Nothing but the lines from the line with "Give me the Plotly source for this chart." to the line with "import plotly.graph_objects as go", both included, is to be repeated, and those exactly. Leave out the pictures.
*** Record list ***
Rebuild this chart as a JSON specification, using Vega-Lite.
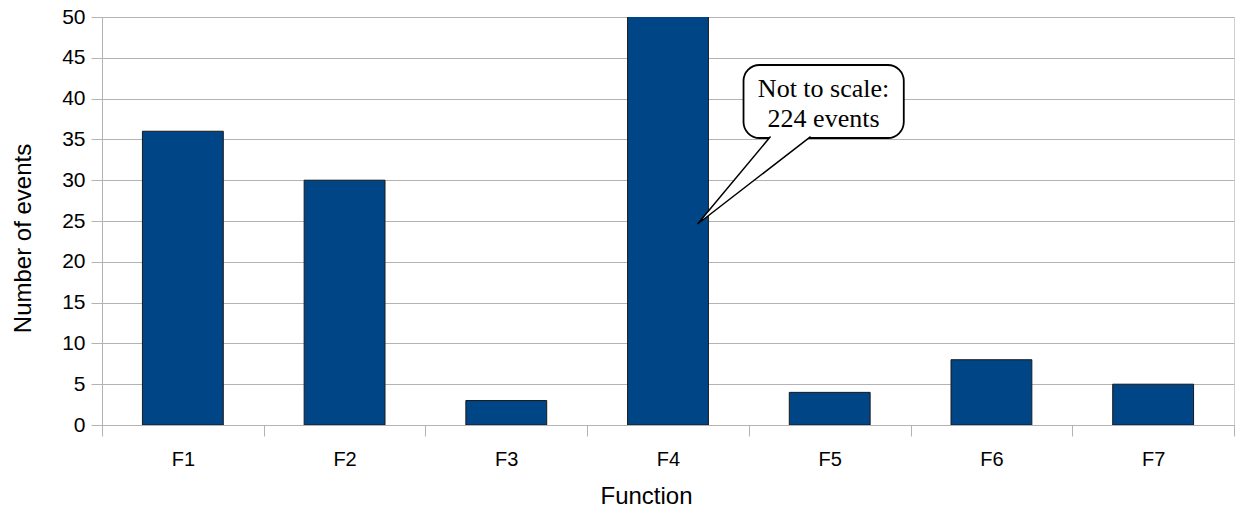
{
  "$schema": "https://vega.github.io/schema/vega-lite/v6.json",
  "width": 1132,
  "height": 408,
  "autosize": "none",
  "padding": {"left": 102, "top": 17, "right": 1, "bottom": 86},
  "background": "white",
  "config": {
    "view": {"stroke": "#d0d0d0", "strokeWidth": 1},
    "font": "Liberation Sans",
    "axis": {
      "labelFont": "Liberation Sans",
      "titleFont": "Liberation Sans",
      "labelColor": "#000",
      "titleColor": "#000",
      "titleFontWeight": "normal",
      "labelFontSize": 20,
      "titleFontSize": 24,
      "gridColor": "#b3b3b3",
      "domainColor": "#b3b3b3",
      "tickColor": "#b3b3b3"
    }
  },
  "datasets": {
    "bars": [
      {"function": "F1", "events": 36},
      {"function": "F2", "events": 30},
      {"function": "F3", "events": 3},
      {"function": "F4", "events": 224},
      {"function": "F5", "events": 4},
      {"function": "F6", "events": 8},
      {"function": "F7", "events": 5}
    ],
    "bubble": [{"x1": 3.967, "x2": 4.958, "y1": 35.17, "y2": 44.12}],
    "pointer": [
      {"px": 4.134, "py": 35.35, "o": 1},
      {"px": 3.683, "py": 24.63, "o": 2},
      {"px": 4.382, "py": 35.35, "o": 3}
    ],
    "label": [
      {"tx": 4.462, "ty": 40.2, "text": "Not to scale:"},
      {"tx": 4.462, "ty": 36.52, "text": "224 events"}
    ]
  },
  "layer": [
    {
      "data": {"name": "bars"},
      "mark": {"type": "bar", "color": "#004586", "stroke": "#1a1a1a", "strokeWidth": 1, "clip": true, "width": {"band": 0.5}},
      "encoding": {
        "x": {
          "field": "function", "type": "nominal", "title": "Function",
          "scale": {"paddingInner": 0, "paddingOuter": 0},
          "axis": {"labelAngle": 0, "tickBand": "extent", "tickSize": 11, "labelPadding": 13, "titlePadding": 15, "titleX": 544, "grid": false}
        },
        "y": {
          "field": "events", "type": "quantitative", "title": "Number of events",
          "scale": {"domain": [0, 50], "nice": false},
          "axis": {"values": [0, 5, 10, 15, 20, 25, 30, 35, 40, 45, 50], "tickSize": 11, "labelPadding": 6, "labelFontSize": 21, "titlePadding": 26, "titleY": 221, "grid": true}
        }
      }
    },
    {
      "data": {"name": "bubble"},
      "mark": {"type": "rect", "fill": "white", "stroke": "black", "strokeWidth": 1.8, "cornerRadius": 16},
      "encoding": {
        "x": {"field": "x1", "type": "quantitative", "scale": {"domain": [0, 7], "nice": false, "zero": false}, "axis": null},
        "x2": {"field": "x2"},
        "y": {"field": "y1", "type": "quantitative"},
        "y2": {"field": "y2"}
      }
    },
    {
      "data": {"name": "pointer"},
      "mark": {"type": "line", "fill": "white", "stroke": "black", "strokeWidth": 1.5, "interpolate": "linear"},
      "encoding": {
        "x": {"field": "px", "type": "quantitative", "scale": {"domain": [0, 7], "nice": false, "zero": false}, "axis": null},
        "y": {"field": "py", "type": "quantitative"},
        "order": {"field": "o"}
      }
    },
    {
      "data": {"name": "label"},
      "mark": {"type": "text", "font": "Liberation Serif", "fontSize": 26, "color": "black", "align": "center", "baseline": "alphabetic"},
      "encoding": {
        "x": {"field": "tx", "type": "quantitative", "scale": {"domain": [0, 7], "nice": false, "zero": false}, "axis": null},
        "y": {"field": "ty", "type": "quantitative"},
        "text": {"field": "text"}
      }
    }
  ],
  "resolve": {"scale": {"x": "independent"}}
}
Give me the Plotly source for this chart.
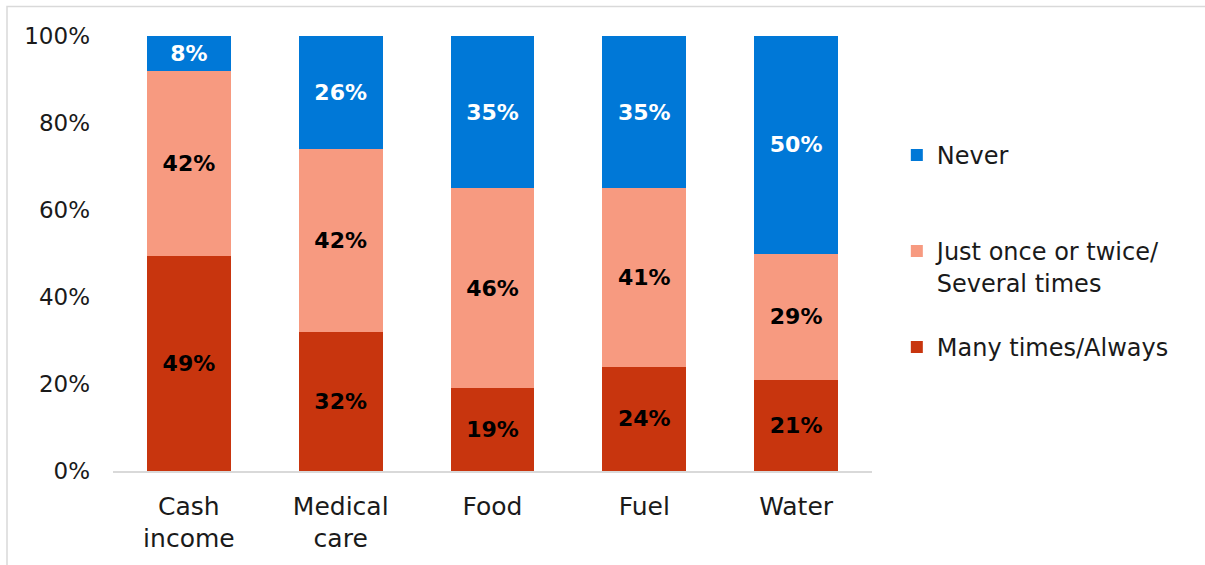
import plotly.graph_objects as go

categories = ["Cash<br>income", "Medical<br>care", "Food", "Fuel", "Water"]
many_always = [49, 32, 19, 24, 21]
once_several = [42, 42, 46, 41, 29]
never = [8, 26, 35, 35, 50]
y_ticks = [0, 20, 40, 60, 80, 100]
y_tick_labels = ["0%", "20%", "40%", "60%", "80%", "100%"]

FONT = "Century Gothic, DejaVu Sans, sans-serif"
W, H = 1205, 565
L, R, T, B = 113, 333, 36, 94

fig = go.Figure()
series = [
    ("Many times/Always", many_always, "#C8350E", "#000000", "legend3"),
    ("Just once or twice/<br>Several times", once_several, "#F79A80", "#000000", "legend2"),
    ("Never", never, "#0078D7", "#FFFFFF", "legend"),
]
for name, vals, col, tcol, lg in series:
    fig.add_trace(go.Bar(
        x=categories, y=vals, name=name,
        marker=dict(color=col, line=dict(width=0)),
        text=[f"{v}%" for v in vals], textposition="inside",
        insidetextanchor="middle", textangle=0,
        textfont=dict(family=FONT, size=22, color=tcol, weight="bold"),
        legend=lg, hoverinfo="skip",
    ))

def leg(ypix):
    return dict(x=939 / W - 0.035, y=1 - ypix / H, xref="container", yref="container",
                xanchor="left", yanchor="top", valign="top",
                font=dict(family=FONT, size=24, color="#1a1a1a"),
                bgcolor="rgba(0,0,0,0)", itemwidth=30)

fig.update_layout(
    width=W, height=H,
    barmode="stack", barnorm="percent", bargap=0.447,
    margin=dict(l=L, r=R, t=T, b=B),
    paper_bgcolor="white", plot_bgcolor="white",
    font=dict(family=FONT, size=22, color="#1a1a1a"),
    showlegend=True,
    legend=leg(133),
    legend2=leg(229),
    legend3=leg(325),
    xaxis=dict(showline=True, linecolor="#d9d9d9", linewidth=1.5, ticks="",
               ticklabelstandoff=12,
               tickfont=dict(family=FONT, size=25, color="#1a1a1a"), showgrid=False),
    yaxis=dict(range=[0, 100], tickvals=y_ticks, ticktext=y_tick_labels,
               showgrid=False, zeroline=False, showline=False, ticks="",
               ticklabelstandoff=22,
               tickfont=dict(family=FONT, size=23, color="#1a1a1a")),
    uniformtext=dict(minsize=22, mode="show"),
)

# chart-area border
pw, ph = W - L - R, H - T - B
fig.add_shape(type="rect", xref="paper", yref="paper",
              x0=(7 - L) / pw, x1=(W + 20 - L) / pw,
              y0=-(H + 20 - (H - B)) / ph, y1=((H - B) - 6.5) / ph,
              line=dict(color="#d9d9d9", width=1.5), fillcolor="rgba(0,0,0,0)", layer="below")

fig.write_html("out.html")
***
• [Written solution]:
Give me the Plotly source for this chart.
import plotly.graph_objects as go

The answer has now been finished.